*Prompt*. Extract, without alteration, each line from the start of the listing to the line bearing "from matplotlib.ticker import".

*Available data*.
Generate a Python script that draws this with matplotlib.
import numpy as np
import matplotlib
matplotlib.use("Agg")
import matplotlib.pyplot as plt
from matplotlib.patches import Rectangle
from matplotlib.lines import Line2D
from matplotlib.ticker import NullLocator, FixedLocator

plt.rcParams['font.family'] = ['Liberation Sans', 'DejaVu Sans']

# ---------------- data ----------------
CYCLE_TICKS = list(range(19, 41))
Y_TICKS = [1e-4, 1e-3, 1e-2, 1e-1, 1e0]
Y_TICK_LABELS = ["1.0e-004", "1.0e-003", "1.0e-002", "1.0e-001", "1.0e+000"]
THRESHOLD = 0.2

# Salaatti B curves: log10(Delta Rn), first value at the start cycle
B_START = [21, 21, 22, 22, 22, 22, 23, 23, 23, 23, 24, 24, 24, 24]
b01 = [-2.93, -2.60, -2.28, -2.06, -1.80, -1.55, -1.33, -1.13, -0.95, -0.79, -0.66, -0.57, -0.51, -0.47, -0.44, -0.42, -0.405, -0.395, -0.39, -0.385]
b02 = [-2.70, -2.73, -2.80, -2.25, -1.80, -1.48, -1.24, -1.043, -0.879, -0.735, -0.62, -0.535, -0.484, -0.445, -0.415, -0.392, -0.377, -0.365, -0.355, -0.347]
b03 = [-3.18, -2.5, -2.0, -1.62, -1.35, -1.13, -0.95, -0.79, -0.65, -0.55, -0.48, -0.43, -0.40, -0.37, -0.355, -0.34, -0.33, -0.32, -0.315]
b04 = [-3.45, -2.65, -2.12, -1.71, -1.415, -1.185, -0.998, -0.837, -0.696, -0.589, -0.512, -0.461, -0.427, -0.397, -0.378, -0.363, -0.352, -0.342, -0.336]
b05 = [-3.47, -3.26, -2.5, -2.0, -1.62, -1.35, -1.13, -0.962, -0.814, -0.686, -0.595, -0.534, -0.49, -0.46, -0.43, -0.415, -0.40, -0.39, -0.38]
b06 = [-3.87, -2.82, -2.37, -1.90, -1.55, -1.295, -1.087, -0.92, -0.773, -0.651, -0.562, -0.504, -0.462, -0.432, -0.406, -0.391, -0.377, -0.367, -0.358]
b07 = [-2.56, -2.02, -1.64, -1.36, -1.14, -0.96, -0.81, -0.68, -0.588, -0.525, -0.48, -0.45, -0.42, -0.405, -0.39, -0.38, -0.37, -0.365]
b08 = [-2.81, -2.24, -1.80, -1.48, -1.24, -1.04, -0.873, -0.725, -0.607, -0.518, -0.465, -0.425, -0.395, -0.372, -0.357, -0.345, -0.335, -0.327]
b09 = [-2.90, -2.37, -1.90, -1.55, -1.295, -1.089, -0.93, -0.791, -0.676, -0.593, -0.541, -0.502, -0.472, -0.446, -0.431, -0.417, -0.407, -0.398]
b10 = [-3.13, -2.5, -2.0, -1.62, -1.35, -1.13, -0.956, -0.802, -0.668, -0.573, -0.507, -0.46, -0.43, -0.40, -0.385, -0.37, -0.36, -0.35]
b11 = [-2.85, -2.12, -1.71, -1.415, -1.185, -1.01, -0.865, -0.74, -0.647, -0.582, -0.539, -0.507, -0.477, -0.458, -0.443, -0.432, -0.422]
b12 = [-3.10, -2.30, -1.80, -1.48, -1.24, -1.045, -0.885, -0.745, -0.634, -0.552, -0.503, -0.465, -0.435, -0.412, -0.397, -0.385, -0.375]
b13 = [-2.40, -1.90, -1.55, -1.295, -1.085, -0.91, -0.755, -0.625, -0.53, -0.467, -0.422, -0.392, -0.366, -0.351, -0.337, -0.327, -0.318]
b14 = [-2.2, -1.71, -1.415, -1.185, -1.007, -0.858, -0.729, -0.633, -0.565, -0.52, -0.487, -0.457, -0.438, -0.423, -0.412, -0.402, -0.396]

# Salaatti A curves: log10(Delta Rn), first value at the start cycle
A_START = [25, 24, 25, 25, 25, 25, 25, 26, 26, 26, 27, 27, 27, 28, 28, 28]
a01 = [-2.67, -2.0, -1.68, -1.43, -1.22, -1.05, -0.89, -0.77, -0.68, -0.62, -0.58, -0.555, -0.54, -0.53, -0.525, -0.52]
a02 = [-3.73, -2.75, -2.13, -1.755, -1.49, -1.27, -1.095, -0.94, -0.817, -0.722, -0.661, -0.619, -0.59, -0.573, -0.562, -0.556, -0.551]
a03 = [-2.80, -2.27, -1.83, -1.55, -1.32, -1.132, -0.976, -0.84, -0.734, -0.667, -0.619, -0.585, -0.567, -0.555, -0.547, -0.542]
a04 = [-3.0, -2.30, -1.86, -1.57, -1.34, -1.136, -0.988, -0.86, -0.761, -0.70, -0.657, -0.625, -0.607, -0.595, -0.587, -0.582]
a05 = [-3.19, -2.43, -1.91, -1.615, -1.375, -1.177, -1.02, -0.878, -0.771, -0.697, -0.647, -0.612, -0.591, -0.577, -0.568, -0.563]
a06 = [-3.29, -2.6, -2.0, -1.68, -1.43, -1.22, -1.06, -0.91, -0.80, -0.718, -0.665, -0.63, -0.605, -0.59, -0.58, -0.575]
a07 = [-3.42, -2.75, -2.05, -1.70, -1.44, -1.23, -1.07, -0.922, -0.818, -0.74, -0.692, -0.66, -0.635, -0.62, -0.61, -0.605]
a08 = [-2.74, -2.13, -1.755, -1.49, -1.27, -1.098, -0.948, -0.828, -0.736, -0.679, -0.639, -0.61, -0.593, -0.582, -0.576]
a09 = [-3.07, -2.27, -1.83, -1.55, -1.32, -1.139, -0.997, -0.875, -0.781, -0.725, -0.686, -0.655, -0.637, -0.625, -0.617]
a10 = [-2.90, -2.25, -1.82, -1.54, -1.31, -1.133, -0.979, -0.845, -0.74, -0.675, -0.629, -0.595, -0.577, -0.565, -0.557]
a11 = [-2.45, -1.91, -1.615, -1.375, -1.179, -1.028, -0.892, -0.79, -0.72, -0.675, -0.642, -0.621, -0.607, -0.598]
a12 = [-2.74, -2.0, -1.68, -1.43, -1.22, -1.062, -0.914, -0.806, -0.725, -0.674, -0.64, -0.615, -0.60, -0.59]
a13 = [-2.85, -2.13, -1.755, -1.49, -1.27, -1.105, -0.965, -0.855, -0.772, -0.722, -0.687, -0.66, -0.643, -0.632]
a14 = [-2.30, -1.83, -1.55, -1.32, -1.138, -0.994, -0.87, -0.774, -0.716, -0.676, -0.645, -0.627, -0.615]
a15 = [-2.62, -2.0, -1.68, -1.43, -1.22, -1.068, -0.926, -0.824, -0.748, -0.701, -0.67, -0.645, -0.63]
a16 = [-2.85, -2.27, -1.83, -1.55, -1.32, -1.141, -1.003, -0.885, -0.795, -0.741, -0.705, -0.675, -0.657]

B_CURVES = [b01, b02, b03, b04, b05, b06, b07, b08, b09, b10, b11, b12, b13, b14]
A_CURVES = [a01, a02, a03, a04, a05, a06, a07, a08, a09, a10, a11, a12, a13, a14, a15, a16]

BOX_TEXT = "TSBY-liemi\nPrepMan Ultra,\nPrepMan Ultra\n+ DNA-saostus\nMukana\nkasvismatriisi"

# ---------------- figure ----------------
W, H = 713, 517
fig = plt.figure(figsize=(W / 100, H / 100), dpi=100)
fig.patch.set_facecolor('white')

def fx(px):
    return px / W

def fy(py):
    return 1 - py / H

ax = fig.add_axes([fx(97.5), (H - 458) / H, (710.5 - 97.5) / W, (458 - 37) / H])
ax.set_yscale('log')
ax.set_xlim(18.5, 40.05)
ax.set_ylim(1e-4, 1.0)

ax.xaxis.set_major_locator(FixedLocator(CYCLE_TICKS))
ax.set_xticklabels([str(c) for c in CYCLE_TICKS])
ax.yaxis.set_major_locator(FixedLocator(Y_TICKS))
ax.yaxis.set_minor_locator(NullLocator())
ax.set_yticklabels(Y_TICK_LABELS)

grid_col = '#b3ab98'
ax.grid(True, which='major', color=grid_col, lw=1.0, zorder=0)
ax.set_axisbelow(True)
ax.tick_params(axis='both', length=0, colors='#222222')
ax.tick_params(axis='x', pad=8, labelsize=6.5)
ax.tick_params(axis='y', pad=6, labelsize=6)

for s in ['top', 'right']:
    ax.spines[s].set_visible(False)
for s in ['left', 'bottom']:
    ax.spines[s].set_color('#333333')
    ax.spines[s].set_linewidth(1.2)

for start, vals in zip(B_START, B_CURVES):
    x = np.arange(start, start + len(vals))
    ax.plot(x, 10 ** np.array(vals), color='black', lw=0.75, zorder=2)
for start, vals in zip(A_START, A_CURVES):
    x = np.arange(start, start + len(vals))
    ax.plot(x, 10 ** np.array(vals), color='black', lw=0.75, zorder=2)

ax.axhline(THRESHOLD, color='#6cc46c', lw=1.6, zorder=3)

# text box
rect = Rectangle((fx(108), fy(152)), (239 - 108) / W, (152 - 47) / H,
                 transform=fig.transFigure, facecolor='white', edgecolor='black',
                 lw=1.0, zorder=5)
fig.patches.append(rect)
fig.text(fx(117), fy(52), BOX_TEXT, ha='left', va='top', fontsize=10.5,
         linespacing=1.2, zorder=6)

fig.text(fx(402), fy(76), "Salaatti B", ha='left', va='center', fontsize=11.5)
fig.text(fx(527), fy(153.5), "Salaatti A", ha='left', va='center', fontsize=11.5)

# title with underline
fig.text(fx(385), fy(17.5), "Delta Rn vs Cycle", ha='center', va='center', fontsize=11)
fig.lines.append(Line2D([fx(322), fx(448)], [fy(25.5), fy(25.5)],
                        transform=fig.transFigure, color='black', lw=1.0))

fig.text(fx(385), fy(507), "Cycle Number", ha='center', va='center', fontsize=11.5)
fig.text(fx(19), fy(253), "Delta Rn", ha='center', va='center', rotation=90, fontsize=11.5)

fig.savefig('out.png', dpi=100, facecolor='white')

*Output below*.
Generate a Python script that draws this with matplotlib.
import numpy as np
import matplotlib
matplotlib.use("Agg")
import matplotlib.pyplot as plt
from matplotlib.patches import Rectangle
from matplotlib.lines import Line2D
from matplotlib.ticker import NullLocator, FixedLocator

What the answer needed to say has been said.